Similar to my answer to your question about the VR and AI, the artists constantly adopt new tools or colonize new technical means, exploring their potentials. This creative evolution is subtler and faster than the evolution of language, so the differences between “new” and “traditional” media are less pronounced in the actual production and experience of the arts than in the artistic discourse which is inert and clumsy in that respect. New media in the arts are always already old.
Dejan Grba, Wake Vortex: Snail on the Slope LR, 2016.
What is your view on the convergence of the sciences, technology and the arts in education? Is there a future for the Art + Science platform in Serbia or is it just a pipe dream?
The intelligent synergy between the sciences, technology, humanities and the arts into a robust corpus of transdisciplinary research, education and creativity is not only necessary for complex studying of the nature, for layered understanding of the human nature and for better appreciation of our place in nature, but it is crucial for the survival, welfare and progress of human civilization.
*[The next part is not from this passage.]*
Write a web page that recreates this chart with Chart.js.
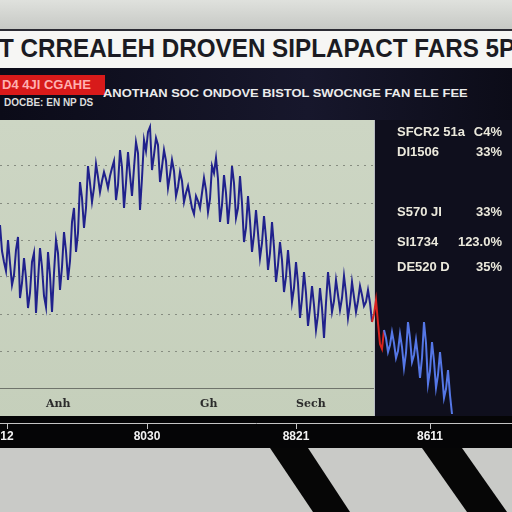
<!DOCTYPE html>
<html>
<head>
<meta charset="utf-8">
<script src="https://cdn.jsdelivr.net/npm/chart.js@4"></script>
<style>
  html, body { margin: 0; padding: 0; }
  body { width: 512px; height: 512px; overflow: hidden; position: relative; background: #c9cac7; font-family: "Liberation Sans", Arial, sans-serif; }
  .abs { position: absolute; white-space: nowrap; }
  #topStrip { left: 0; top: 0; width: 512px; height: 30px; background: linear-gradient(#dfe1dd, #c6c8c4); }
  #banner { left: 0; top: 29px; width: 512px; height: 39px; background: #f6f6f4; border-top: 2px solid #2b2b33; box-sizing: border-box; }
  #title { left: -1px; top: 35px; font-size: 26px; line-height: 26px; font-weight: bold; color: #1b1b22; transform-origin: 0 0; }
  #navy { left: 0; top: 68px; width: 512px; height: 52px; background: linear-gradient(90deg, #0b0b18, #17172c 60%, #0c0c18); }
  #redBox { left: 0; top: 75px; width: 105px; height: 20px; background: #d81a1a; color: #ffb0b0; font-weight: bold; font-size: 13px; line-height: 20px; padding-left: 2px; box-sizing: border-box; overflow: hidden; }
  #sub1 { left: 4px; top: 98px; font-size: 10px; line-height: 10px; font-weight: bold; color: #dcdcdc; }
  #sub2 { left: 103px; top: 88px; font-size: 11px; line-height: 11px; font-weight: bold; color: #ececec; transform-origin: 0 0; }
  #chartBox { left: 0; top: 120px; width: 512px; height: 328px; }
  .side { font-size: 13px; line-height: 13px; font-weight: bold; color: #ebe9dc; }
  .inner { font-size: 11px; line-height: 11px; font-weight: bold; color: #2b2b2b; font-family: "DejaVu Serif", serif; }
  .stripe { background: #060606; width: 512px; height: 64px; left: 0; top: 448px; }
</style>
</head>
<body>
<div class="abs" id="topStrip"></div>
<div class="abs" id="banner"></div>
<div class="abs" id="title">T CRREALEH DROVEN SIPLAPACT FARS 5P</div>
<div class="abs" id="navy"></div>
<div class="abs" id="redBox">D4 4JI CGAHE</div>
<div class="abs" id="sub1">DOCBE: EN NP DS</div>
<div class="abs" id="sub2">ANOTHAN SOC ONDOVE BISTOL SWOCNGE FAN ELE FEE</div>
<div class="abs" id="chartBox"><canvas id="priceChart" width="512" height="328"></canvas></div>

<div class="abs side" style="left:397px;top:125px">SFCR2 51a</div>
<div class="abs side" style="right:10px;top:125px">C4%</div>
<div class="abs side" style="left:397px;top:145px">DI1506</div>
<div class="abs side" style="right:10px;top:145px">33%</div>
<div class="abs side" style="left:397px;top:205px">S570 JI</div>
<div class="abs side" style="right:10px;top:205px">33%</div>
<div class="abs side" style="left:397px;top:235px">SI1734</div>
<div class="abs side" style="right:10px;top:235px">123.0%</div>
<div class="abs side" style="left:397px;top:260px">DE520 D</div>
<div class="abs side" style="right:10px;top:260px">35%</div>

<div class="abs inner" style="left:46px;top:398px">Anh</div>
<div class="abs inner" style="left:200px;top:398px">Gh</div>
<div class="abs inner" style="left:296px;top:398px">Sech</div>

<div class="abs stripe" style="clip-path: polygon(270px 0, 308px 0, 350px 64px, 313px 64px)"></div>
<div class="abs stripe" style="clip-path: polygon(422px 0, 462px 0, 507px 64px, 467px 64px)"></div>

<script>
// intraday prices, one point per tick
const prices = [
    4980, 4720, 4610, 4520, 4830, 4600, 4380, 4480, 4730, 4860,
    4250, 4400, 4650, 4450, 4150, 4300, 4610, 4700, 4100, 4420,
    4750, 4560, 4270, 4160, 4710, 4480, 4110, 4500, 4830, 4700,
    4330, 4560, 4910, 4720, 4430, 4620, 5010, 5150, 4710, 4900,
    5410, 5250, 4950, 5150, 5570, 5400, 5210, 5350, 5590, 5460,
    5310, 5420, 5510, 5440, 5350, 5470, 5550, 5620, 5230, 5380,
    5730, 5560, 5150, 5400, 5710, 5480, 5270, 5550, 5810, 5700,
    5130, 5450, 5830, 5720, 5910, 5960, 5530, 5680, 5850, 5780,
    5410, 5560, 5730, 5620, 5350, 5480, 5630, 5520, 5270, 5360,
    5510, 5420, 5210, 5300, 5370, 5260, 5150, 5090, 5270, 5220,
    5150, 5300, 5450, 5330, 5110, 5240, 5570, 5500, 5650, 5440,
    5010, 5180, 5480, 5300, 4990, 5220, 5570, 5400, 5050, 5150,
    5470, 5200, 4810, 4950, 5270, 5020, 4710, 4880, 5130, 4900,
    4650, 4800, 5070, 4850, 4530, 4700, 5010, 4760, 4410, 4580,
    4810, 4630, 4310, 4460, 4730, 4500, 4210, 4350, 4610, 4400,
    4050, 4240, 4510, 4300, 3970, 4150, 4370, 4180, 3930, 4080,
    4350, 4150, 3850, 4200, 4510, 4320, 4110, 4220, 4430, 4280,
    4130, 4250, 4470, 4300, 4050, 4190, 4410, 4260, 4110, 4220,
    4370, 4280, 4170, 4210, 4330, 4200, 4010, 4090, 4230, 4000,
    3790, 3740, 3930, 3850, 3710, 3780, 3910, 3800, 3650, 3720,
    3890, 3760, 3550, 3700, 4010, 3850, 3610, 3680, 3830, 3660,
    3450, 3650, 4010, 3800, 3390, 3520, 3810, 3620, 3350, 3480,
    3710, 3500, 3250, 3340, 3530, 3280, 3090
];
const xTickAt = [3.5, 73.5, 148, 215];
const xTickLabels = ['12', '8030', '8821', '8611'];
const yGridValues = [3350, 3720, 4090, 4460, 4830, 5200, 5570];
const crashStart = 186;  // red leg
const afterHours = 192;  // light blue part on the dark panel
const splitAt = 187;

const navy = '#20218c';
const red = '#d8231f';
const lightBlue = '#5577e6';

// panel backgrounds behind / over the grid
const panels = {
    id: 'panels',
    beforeDraw(chart) {
        const { ctx, chartArea: a, scales: { x } } = chart;
        const split = x.getPixelForValue(splitAt);
        ctx.save();
        ctx.fillStyle = '#050506';
        ctx.fillRect(0, 0, chart.width, chart.height);
        const g = ctx.createLinearGradient(0, a.top, 0, a.bottom);
        g.addColorStop(0, '#cdd6c4');
        g.addColorStop(1, '#c5cfbb');
        ctx.fillStyle = g;
        ctx.fillRect(a.left, a.top, split - a.left, a.bottom - 7 - a.top);
        ctx.restore();
    },
    beforeDatasetsDraw(chart) {
        const { ctx, chartArea: a, scales: { x } } = chart;
        const split = x.getPixelForValue(splitAt);
        ctx.save();
        ctx.fillStyle = '#0f0f1d';
        ctx.fillRect(split, a.top, a.right - split, a.bottom - 7 - a.top);
        ctx.fillStyle = '#b9bdc2';
        ctx.fillRect(split, a.top, 1, a.bottom - 7 - a.top);
        ctx.restore();
    }
};

const priceCtx = document.getElementById('priceChart').getContext('2d');
const priceChart = new Chart(priceCtx, {
    type: 'line',
    data: {
        datasets: [{
            data: prices.map((v, i) => ({ x: i, y: v })),
            borderColor: navy,
            borderWidth: 2,
            pointRadius: 0,
            tension: 0,
            segment: {
                borderColor: c => c.p0DataIndex >= afterHours ? lightBlue
                    : c.p0DataIndex >= crashStart ? red : navy
            }
        }]
    },
    plugins: [panels],
    options: {
        responsive: false,
        animation: false,
        layout: { padding: 0 },
        plugins: {
            legend: { display: false },
            tooltip: { enabled: false }
        },
        scales: {
            x: {
                type: 'linear',
                min: 0,
                max: 256,
                afterFit: s => { s.height = 25; },
                afterBuildTicks: s => { s.ticks = xTickAt.map(v => ({ value: v })); },
                border: { display: true, color: '#c4c4c4', width: 1 },
                grid: { drawOnChartArea: false, drawTicks: true, tickLength: 6, color: '#c4c4c4' },
                ticks: {
                    padding: 0,
                    maxRotation: 0,
                    autoSkip: false,
                    color: '#f2f2f2',
                    font: { family: 'Liberation Sans', size: 12, weight: 'bold' },
                    callback: (v, i) => xTickLabels[i]
                }
            },
            y: {
                min: 3000,
                max: 6030,
                afterFit: s => { s.width = 0; },
                afterBuildTicks: s => { s.ticks = yGridValues.map(v => ({ value: v })); },
                ticks: { display: false },
                border: { display: false, dash: c => c.tick && c.tick.value === yGridValues[0] ? [] : [2, 5] },
                grid: { drawTicks: false, color: c => c.tick.value === yGridValues[0] ? '#6f746b' : '#868c80', lineWidth: 1 }
            }
        }
    }
});

// squeeze the headline / subtitle to the banner width
function fitWidth(id, w) {
    const el = document.getElementById(id);
    el.style.transform = 'scaleX(' + (w / el.offsetWidth) + ')';
}
fitWidth('title', 516);
fitWidth('sub2', 365);
</script>
</body>
</html>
That was one of my key motivating insights for authoring the Art of Digital Media MA program we mentioned earlier. However, nobody knows for sure how to achieve that synergy and many previous such efforts and initiatives have been rightfully discredited as inept or superficial. On the other hand, the mentality of contemporary actors and leaders and all disciplines are becoming more transdisciplinary than before. The complexity of this dynamics makes it uncertain if we are going to transcend the disciplinary parochialism and resolve the divides between natural sciences, socio-humanist sciences and the arts in some reasonable time. While that uncertainty is global and general, the Serbian perspective for the Art + Science platform calls for additional caution and critical focus required by local idiosyncrasies.
Dejan Grba, Wake Vortex: Tatsuo Unemi – 017 – BT, 2016.